Modified: March 03, 2022
rl with proxy objectives
This page is from my personal notes, and has not been specifically reviewed for public consumption. It might be incomplete, wrong, outdated, or stupid. Caveat lector.Suppose we want to maximize reward, but we only get a couple bits of reward data every few hundreds/thousands of actions, whereas we get massive environmental feedback (an entire video frame, say) at every action.
It would be natural to come up with a multi-objective loss, where we try to maximize reward and to reconstruct observations. This may work in practice but is unsatisfying, because ultimately reward is enough: the reason to reconstruct observations is to maximize reward, so we should never be willing to trade off reward for some other loss.

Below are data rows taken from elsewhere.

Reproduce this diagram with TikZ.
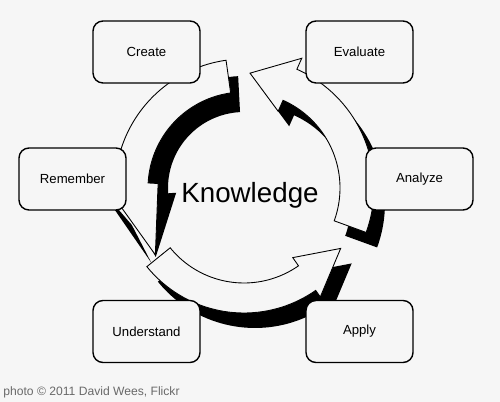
\documentclass[tikz,border=0pt]{standalone}
\usepackage{fontspec}
\setmainfont{Liberation Sans}

\definecolor{bgcol}{RGB}{246,246,246}
\definecolor{creditgray}{RGB}{105,105,105}

% ring arrow: tail angle, head angle, tip angle,
% inner/outer radius, inner/outer barb radius, tip radius
\newcommand{\ringarrow}[8]{
	plot[domain=#1:#2,samples=40] (\x:#5) -- (#2:#7) -- (#3:#8) -- (#2:#6)
	-- plot[domain=#2:#1,samples=40] (\x:#4) -- cycle
}

\begin{document}
\begin{tikzpicture}[x=0.02cm,y=0.02cm,
		stage/.style={draw,
			line width=0.8pt,
			rounded corners=2mm,
			fill=bgcol,
			minimum width=2.14cm,
			minimum height=1.24cm,
			font=\fontsize{7.5}{9}\selectfont},
		face/.style={draw, fill=bgcol, line width=0.5pt},
		side/.style={fill=black, shift={(11,-15)}}]
		\fill[bgcol] (0,0) rectangle (500,402);
		\useasboundingbox (0,0) rectangle (500,402);

		\coordinate (hub) at (244,214);

		% the three arrows round the ring
		\begin{scope}[shift={(hub)}]
			% left one shows its dark side on the inner rim
			\fill[black] \ringarrow{93}{184}{218}{76}{112}{68}{122}{112};
			\fill[black, shift={(-4,-8)}] (176:142) -- (217:111) -- (195:112) -- cycle;
			\draw[face] \ringarrow{98}{177}{217}{96}{129}{86}{142}{111};

			\fill[side] \ringarrow{-20}{66}{87}{96}{130}{84}{142}{115};
			\draw[face] \ringarrow{-20}{66}{87}{96}{130}{84}{142}{115};

			\fill[side] \ringarrow{219}{305}{328}{95}{125}{85}{133}{114};
			\draw[face] \ringarrow{219}{305}{328}{95}{125}{85}{133}{114};
		\end{scope}

		\node[stage] (create) at (146.5,350) {Create};
		\node[stage] (evaluate) at (359.5,350) {Evaluate};
		\node[stage] (remember) at (72.5,223) {Remember};
		\node[stage] (analyze) at (419.5,223) {Analyze};
		\node[stage] (understand) at (146.5,70.5) {Understand};
		\node[stage] (apply) at (359.5,70.5) {Apply};

		\node[anchor=base,
			font=\fontsize{15.8}{19}\selectfont
		] (knowledge) at (250,199) {Knowledge};

		\node[anchor=base west,
			inner sep=0pt,
			text=creditgray,
			font=\fontsize{6.9}{8}\selectfont
		] (credit) at (3,7) {photo © 2011 David Wees, Flickr};
	\end{tikzpicture}
\end{document}
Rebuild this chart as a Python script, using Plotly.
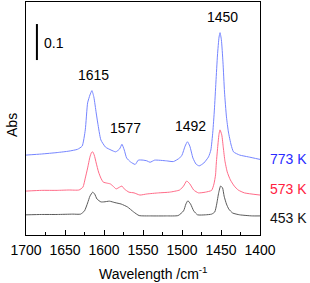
import plotly.graph_objects as go

# ---- data ----
wn_773 = [1700, 1680, 1660, 1645, 1634, 1628, 1624, 1621, 1618, 1615.5, 1613, 1610, 1608, 1604,
          1598, 1591, 1585, 1580, 1577, 1574, 1571, 1566, 1560, 1556, 1550, 1545, 1541, 1535,
          1520, 1511, 1503, 1500, 1496, 1493, 1490, 1486, 1482, 1478, 1472, 1466, 1463, 1460.5,
          1458.5, 1456.5, 1454.5, 1452.5, 1451.2, 1449.5, 1447.5, 1445.5, 1443, 1440.5, 1437,
          1434, 1426, 1415, 1400]
abs_773 = [0.222, 0.225, 0.229, 0.233, 0.238, 0.247, 0.292, 0.367, 0.389, 0.401, 0.383, 0.339, 0.311, 0.264,
           0.244, 0.236, 0.231, 0.239, 0.252, 0.236, 0.214, 0.203, 0.196, 0.208, 0.208, 0.206, 0.202, 0.208,
           0.206, 0.204, 0.214, 0.222, 0.247, 0.259, 0.247, 0.214, 0.197, 0.192, 0.200, 0.217, 0.236, 0.286,
           0.347, 0.425, 0.500, 0.550, 0.562, 0.542, 0.481, 0.397, 0.328, 0.286, 0.250,
           0.231, 0.222, 0.217, 0.210]

wn_573 = [1700, 1680, 1660, 1645, 1632, 1627, 1624, 1621, 1618, 1616, 1614.5, 1612.5, 1610, 1607, 1604,
          1601, 1596, 1592, 1588, 1584.5, 1580, 1577, 1574, 1568, 1561.5, 1554, 1545, 1530, 1516,
          1503, 1498, 1494, 1490, 1485, 1479, 1470, 1462, 1459, 1457, 1456, 1454, 1452.5, 1451.3,
          1449, 1447, 1445, 1442, 1438, 1433, 1428, 1420, 1400]
abs_573 = [0.122, 0.124, 0.124, 0.125, 0.125, 0.133, 0.158, 0.186, 0.217, 0.229, 0.231, 0.222, 0.200, 0.175, 0.158,
           0.147, 0.144, 0.142, 0.135, 0.128, 0.133, 0.136, 0.128, 0.119, 0.117, 0.111, 0.114, 0.117, 0.119,
           0.125, 0.136, 0.150, 0.142, 0.125, 0.117, 0.119, 0.124, 0.142, 0.167, 0.200, 0.250, 0.281, 0.292,
           0.278, 0.242, 0.206, 0.175, 0.153, 0.136, 0.125, 0.117, 0.111]

wn_453 = [1700, 1680, 1660, 1640, 1630, 1625, 1621, 1618, 1614.5, 1612, 1609, 1604, 1600, 1593, 1586,
          1578, 1570, 1562, 1555, 1540, 1520, 1505, 1498, 1495, 1492.5, 1489, 1485, 1480, 1470, 1462,
          1458, 1455.5, 1453, 1450.5, 1448, 1446, 1443, 1440, 1435, 1426, 1410, 1400]
abs_453 = [0.056, 0.057, 0.057, 0.058, 0.058, 0.067, 0.089, 0.108, 0.119, 0.114, 0.100, 0.092, 0.092, 0.094, 0.090,
           0.086, 0.078, 0.064, 0.054, 0.053, 0.053, 0.054, 0.067, 0.086, 0.095, 0.086, 0.067, 0.056, 0.056, 0.058,
           0.064, 0.086, 0.117, 0.136, 0.131, 0.108, 0.086, 0.072, 0.061, 0.056, 0.053, 0.053]

series_labels = ["773 K", "573 K", "453 K"]
peak_labels = ["1615", "1577", "1492", "1450"]
peak_pos_wn = [1614, 1572, 1488.5, 1448.3]
peak_pos_abs = [0.444, 0.298, 0.303, 0.606]
x_ticks = [1700, 1650, 1600, 1550, 1500, 1450, 1400]
scale_bar = 0.1

FONT = "Arial, Liberation Sans, sans-serif"
line_colors = ["#7585ff", "#ff6b88", "#5a5a5a"]
label_colors = ["#2a2aff", "#ff2040", "#111111"]

fig = go.Figure()
for wn, ab, c, name in [(wn_773, abs_773, line_colors[0], series_labels[0]),
                        (wn_573, abs_573, line_colors[1], series_labels[1]),
                        (wn_453, abs_453, line_colors[2], series_labels[2])]:
    fig.add_trace(go.Scatter(x=wn, y=ab, mode="lines", name=name,
                             line=dict(color=c, width=1, shape="spline", smoothing=0.5),
                             showlegend=False, hoverinfo="skip"))

# scale bar
fig.add_trace(go.Scatter(x=[1686, 1686], y=[0.486, 0.486 + scale_bar], mode="lines",
                         line=dict(color="black", width=2), showlegend=False, hoverinfo="skip"))

def ann(**kw):
    base = dict(showarrow=False, xanchor="center", yanchor="middle",
                font=dict(family=FONT, size=14, color="black"))
    base.update(kw)
    return base

annotations = []
for t, x, y in zip(peak_labels, peak_pos_wn, peak_pos_abs):
    annotations.append(ann(x=x, y=y, xref="x", yref="y", text=t))
annotations.append(ann(x=1679, y=0.532, xref="x", yref="y", text=str(scale_bar), xanchor="left"))

label_y = [(235 - 159) / 233, (235 - 189) / 233, (235 - 218) / 233]
for t, y, c in zip(series_labels, label_y, label_colors):
    annotations.append(ann(x=1.034, y=y, xref="paper", yref="paper", text=t, xanchor="left",
                           font=dict(family=FONT, size=14, color=c)))

annotations.append(ann(x=0.543, y=-0.163, xref="paper", yref="paper",
                       text="Wavelength /cm<sup>-1</sup>"))
annotations.append(ann(x=-0.06, y=0.472, xref="paper", yref="paper", text="Abs", textangle=-90))

fig.update_layout(
    width=310, height=283,
    margin=dict(l=26, r=50, t=2, b=48, autoexpand=False),
    paper_bgcolor="white", plot_bgcolor="white",
    annotations=annotations,
    hovermode=False,
    xaxis=dict(range=[1700, 1400], tickvals=x_ticks, ticks="inside", ticklen=5,
               tickcolor="black", showline=True, linecolor="black", linewidth=1, mirror=True,
               showgrid=False, zeroline=False, automargin=False, ticklabelstandoff=2,
               minor=dict(dtick=25, ticks="inside", ticklen=3, tickcolor="black"),
               tickfont=dict(family=FONT, size=14, color="black")),
    yaxis=dict(range=[0, 233 / 360], showticklabels=False, ticks="", showline=True,
               linecolor="black", linewidth=1, mirror=True, showgrid=False, zeroline=False,
               automargin=False),
)

fig.write_html("out.html", config={"displayModeBar": False},
               post_script="document.body.style.margin='0px';document.body.style.padding='0px';")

Another practical approach is unsupervised pretraining on a reconstruction objective, followed by fine-tuning on reward. This might work fine, but is also unsatisfying since it fails to use the observations that come in at test time. A good system should be able to learn to model and maximize reward in a novel environment; the meta-level shape of machine learning is that it should never stop learning.
We want an approach that ultimately maximizes reward, but benefits from all the additional data we can throw at it. TODO: is reward shaping part of the answer here?
- What would the potential function be? Say we train a self-supervised model according to the loss of our choice, then use that representation to predict the value at each state, and use that as the potential.